Jodar could not contain his joy or words of praise for his skipper: “He (Matar) is outstanding. Each time we are able to give him the ball and he can do amazing things with it.”

“I have never seen such a player in my life,” said another man, shaking with emotion. “With him anything is possible.”

“I said at half-time, I will never accept it if he doesn’t score today,” said a woman, with the man she had told it nodding his head at its truth. “We are so happy today. We didn’t believe what was going on. It is the first time this has happened to our country.”

Wearing the Emirates’ number 12 shirt – well known as their 12th player and number 1 fan – Khaled, who with his painted face and shaved head leads the chanting from the stands, has entered the press area.

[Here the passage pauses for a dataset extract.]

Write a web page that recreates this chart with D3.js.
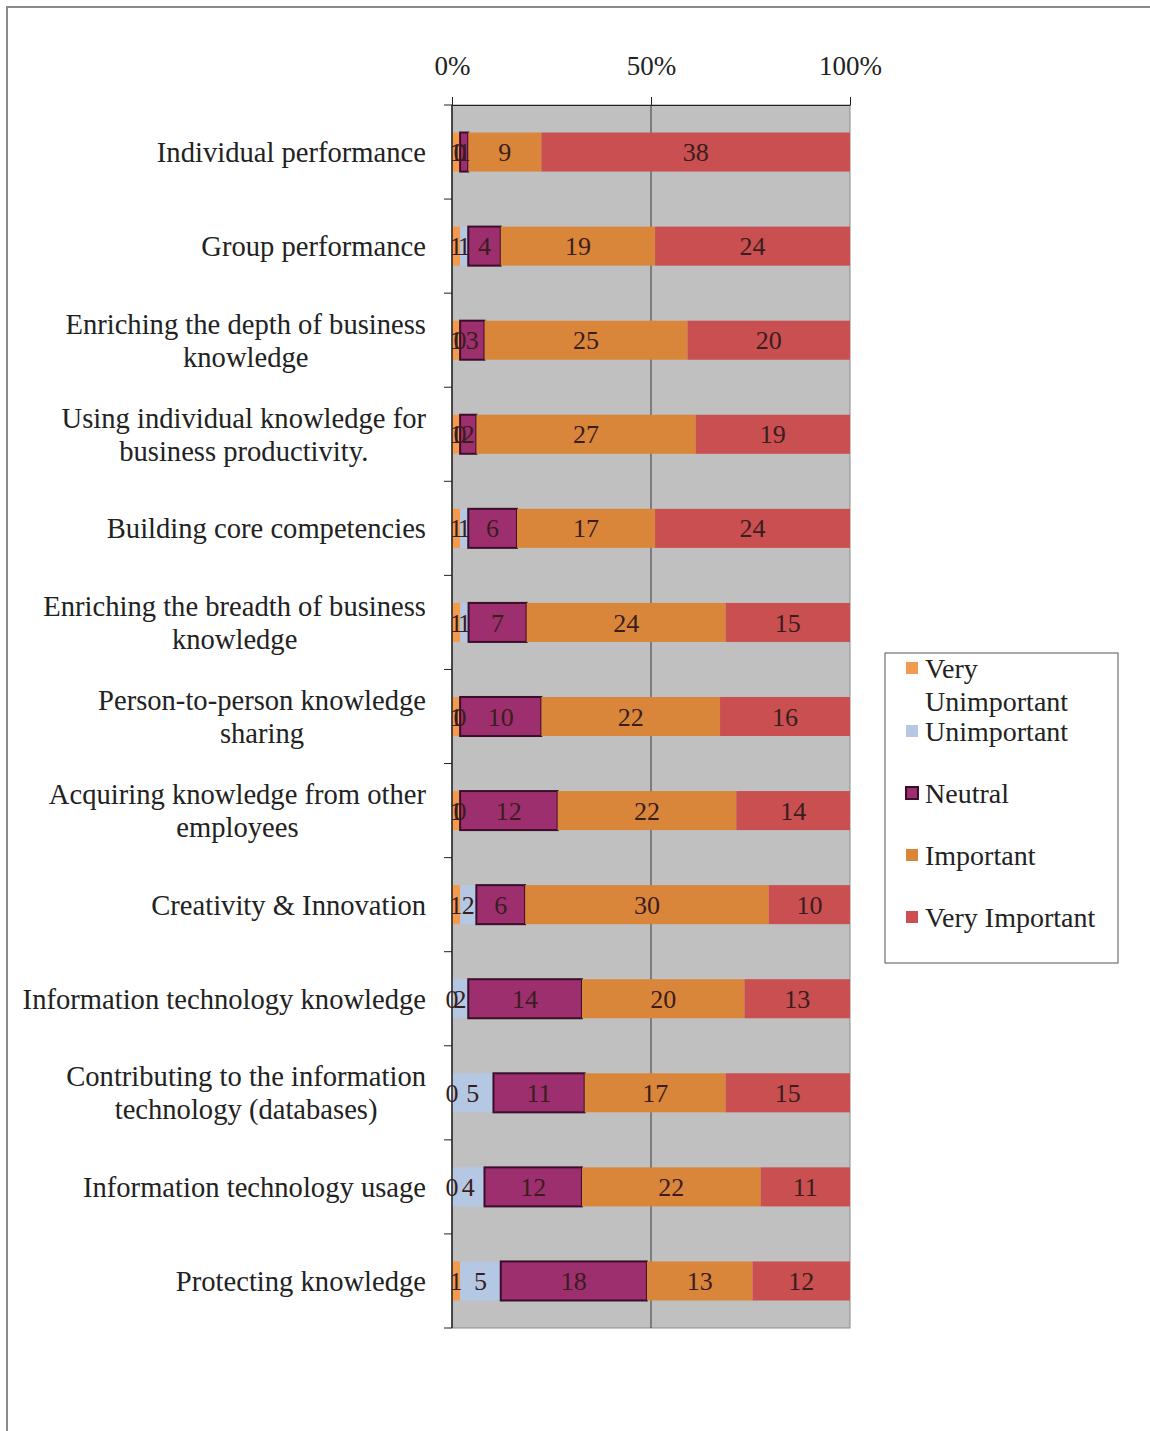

“We sang my poem ‘I’m going to raise our flag, with Emirates in my eyes, in my heart, raise the flag my people…’” said the man with cameras crews buzzing round him. “I am a chef by trade and tonight I’m going to prepare a great feast of biriyani and Jasheed, our local Viagra.”

The final words were left to the 20-year-old showman, who proved that it is possible for the individual to beat the team. “We gave our all for this match. We were careful at first as they had beaten Brazil but once the game began everything changed,” he said under a sign reading ‘smile you are in Sharjah’. “I thought I must score for all the sheiks and all the people.”

With their miracle man, the Emiratis have rediscovered their footballing faith in Sharjah and in hushed tones they can believe in going all the way to the final.